There is a wonderful Ted Talk by a Catholic Benedictine monk named Brother David Stendl-Rast A monk deeply committed to interfaith dialogue, who speaks about the interaction between spirituality and science also has wise words on gratitude: “If you’re grateful, you’re not fearful, and if you’re not fearful, you’re not violent. If you’re grateful, you act out of a sense of enough and not of a sense of scarcity, and you are willing to share. If you are grateful, you are enjoying the differences between people, and you are respectful to everybody, and that changes this power pyramid under which we live”.

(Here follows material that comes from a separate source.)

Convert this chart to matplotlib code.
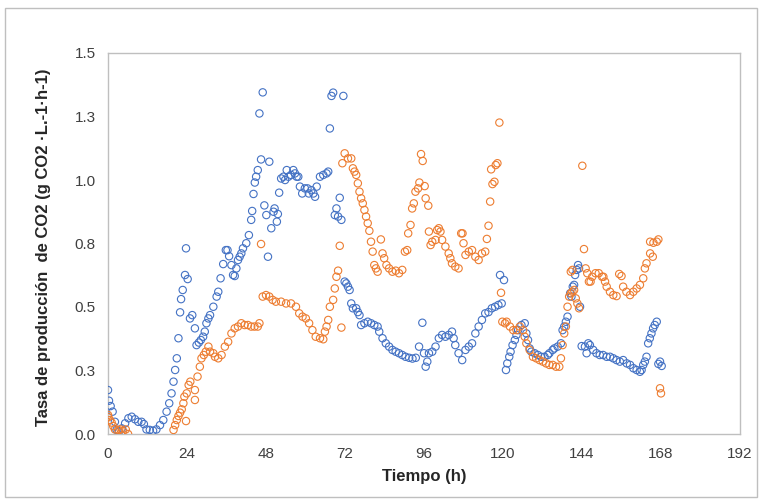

Earlier in the service, we celebrated our ministry with the Hammoud family. What a long journey this has been for us…for them. And it all began as a call towards living a faith defined by gratitude. The words of appreciation from this wonderful family “thank you” touched us deeply this morning. And many of us have tears welling up from this powerful journey we have walked. We seem, somehow, stumped at the best way to respond to these words of appreciation. The words “thank you” typically elicit a polite response “you are welcome”. Yet this response seems glaringly inadequate in this occasion. So what shall we say? I wonder if the best response comes from deep faithfully spoken words of gratitude: “God is good”, “Thanks be to God”, “Hallelujah”. For we have been touched by the gratitude of God; we have witnessed it in action; we have experienced it; we have lived it out. And so the journey continues, the journey that calls us to a spiritual path of gratitude as we follow the Way of Christ.
I would like to leave you with a closing image of celebration, of wine and merriment for this Thanksgiving holiday. The wonderful Sufi writer Rumi prophetically wrote: “Gratitude is the wine of the soul. Go on. Get drunk”! May everyday be a day of Thanksgiving! Amen.